The national average for a gallon of regular unleaded gasoline was $1.48 on Monday, unchanged from a month ago, according to AAA. Florida's average on Monday was $1.47, up only 1 cent from a month ago, and regular unleaded gas in Gainesville averaged $1.52 on Monday, an increase of 3 cents from last month.
Prices at the pump typically rise in the days leading up to a holiday weekend, based on the increased demand for gasoline. But after hitting highs in mid-March, gas prices have steadily declined and haven't wavered by more than a few cents for several weeks.
"We expect prices to rise by maybe a couple of cents per gallon this weekend," said Gregg Laskoski, managing director of public and government relations for Tampa-based AAA Auto Club South. "We don't have any hard evidence that will happen, but past history indicates we'll see a small rise. Prices went up a few cents on Memorial Day weekend, and then they went right back down when the weekend was over."
AAA said it expects 37.4 million people to travel this weekend, the highest amount for July Fourth in nine years. Of that group, 32.6 million people will travel 50 miles or more by car, AAA said.
In Florida, 2.1 million people are expected to take trips this weekend, with the majority - 1.9 million - traveling by car. While international trips and air travel are still down, there should be plenty of activity within Florida's borders and on cruise lines in the Caribbean this weekend, said Mary Ratterman, a travel agent at Bon Voyage Travel Inc., an agency based in Gainesville.
"We're booking a lot of four-day trips to Disney World and Universal Studios in Orlando this weekend," Ratterman said. "We're also seeing a lot of people taking four-night cruises for the holiday."
Locally, there will probably be more people leaving the Gainesville area than staying here this weekend, said Roland Loog, director of the Alachua County Visitors and Convention Bureau.

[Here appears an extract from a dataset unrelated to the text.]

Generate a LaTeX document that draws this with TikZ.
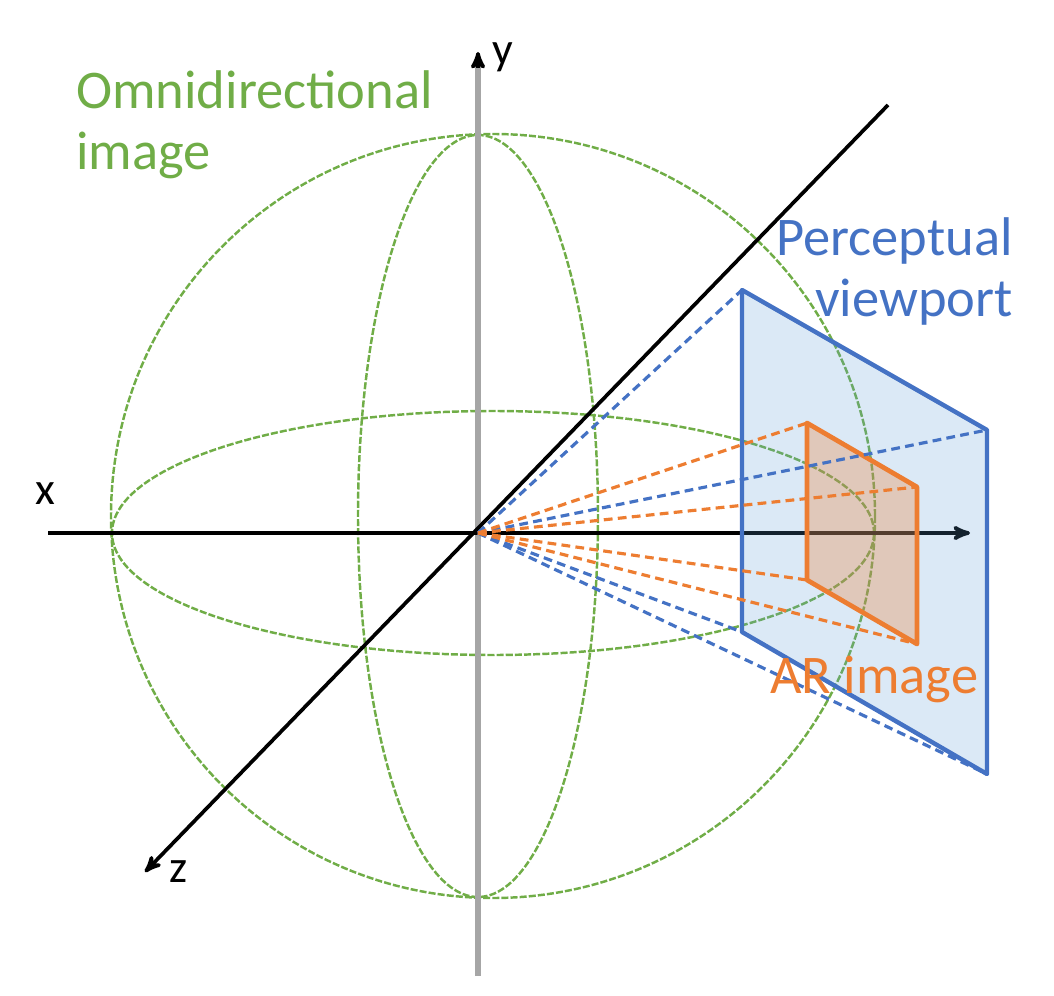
\documentclass[tikz,border=0pt]{standalone}
\usepackage{fontspec}
\setmainfont{Carlito}
\usepackage{tikz}
\usetikzlibrary{calc}
\usetikzlibrary{positioning}
\usetikzlibrary{arrows}
\definecolor{omnigreen}{RGB}{112,173,71}
\definecolor{vpblue}{RGB}{68,114,196}
\definecolor{vpfill}{RGB}{91,155,213}
\definecolor{arorange}{RGB}{237,125,49}
\definecolor{axisgray}{RGB}{166,166,166}
\tikzset{
  lbl/.style = {inner sep=0pt, font=\fontsize{31}{35}\selectfont},    % caption text
  ax_lbl/.style = {inner sep=0pt, black, font=\fontsize{26}{30}\selectfont}, % axis name
  sph/.style = {draw=omnigreen, line width=1.4pt,
    dash pattern=on 4pt off 1.2pt},                                 % sphere line
  ax/.style = {->, black, line width=2.1pt},                         % axis
  vp_ray/.style = {vpblue, line width=1.8pt,
    dash pattern=on 5pt off 3pt},                                   % blue ray
  ar_ray/.style = {arorange, line width=1.8pt,
    dash pattern=on 5pt off 3pt},                                   % orange ray
  vp_plane/.style = {draw=vpblue, line width=2.5pt, line join=round,
    fill=vpfill, fill opacity=0.22},                                % viewport
  ar_plane/.style = {draw=arorange, line width=2.7pt, line join=round,
    fill=arorange, fill opacity=0.3}                                % AR image
}

\begin{document}
\begin{tikzpicture}[x=0.02cm, y=-0.02cm, >=stealth']
  \useasboundingbox (0,0) rectangle (1054,996);
  % sphere
  \draw[sph] (493,516) circle [radius=382];
  \draw[sph] (493,533) ellipse [x radius=381, y radius=122];
  \draw[sph] (478,516) ellipse [x radius=120, y radius=381];
  % axes
  \coordinate (O) at (478,533);
  \coordinate (ytop) at (478,52);
  \coordinate (ybot) at (478,976);
  \coordinate (xl) at (48,533);
  \coordinate (xr) at (970,533);
  \coordinate (zt) at (888,105);
  \coordinate (zb) at (145,872);
  \draw[axisgray, line width=3.2pt] (ybot) -- ($(ytop)+(0,10)$);
  \draw[ax] ($(ytop)+(0,16)$) -- (ytop);
  \draw[ax] (xl) -- (xr);
  \draw[ax] (zt) -- (zb);
  % planes
  \coordinate (vp1) at (742,290);
  \coordinate (vp2) at (987,430);
  \coordinate (vp3) at (987,774);
  \coordinate (vp4) at (742,632);
  \coordinate (ar1) at (807,423);
  \coordinate (ar2) at (917,487);
  \coordinate (ar3) at (917,644);
  \coordinate (ar4) at (807,580);
  \draw[vp_plane] (vp1) -- (vp2) -- (vp3) -- (vp4) -- cycle;
  \draw[ar_plane] (ar1) -- (ar2) -- (ar3) -- (ar4) -- cycle;
  % rays
  \foreach \c in {vp1,vp2,vp3,vp4}
    \draw[vp_ray] (O) -- (\c);
  \foreach \c in {ar1,ar2,ar3,ar4}
    \draw[ar_ray] (O) -- (\c);
  % labels
  \node[lbl, omnigreen, align=left, anchor=base west] (omni) at (76,170)
    {Omnidirectional\\image};
  \node[lbl, vpblue, align=right, anchor=base east] (vptext) at (1013,317)
    {Perceptual\\viewport};
  \node[lbl, arorange, anchor=base west] (artext) at (770,693) {AR image};
  \node[ax_lbl, anchor=base] (xlbl) at (45,504) {x};
  \node[ax_lbl, anchor=base] (ylbl) at (503,65) {y};
  \node[ax_lbl, anchor=base] (zlbl) at (179,882) {z};
\end{tikzpicture}
\end{document}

However, High Springs and other parts of North Central Florida will be busy as travelers visit the region's springs and rivers for nature-based getaways, he said.
All 19 rooms at the High Springs Country Inn, for example, were booked well in advance for this weekend, said manager Stephanie Burns. Most guests at the inn are from other locations in Florida, but they've also had several repeat visitors from outside the state during the summer months, Burns said.
"Most people are either going cave diving at Ginnie Springs or tubing down the Ichetucknee River," she said. "We usually fill up during most weekends in the summer."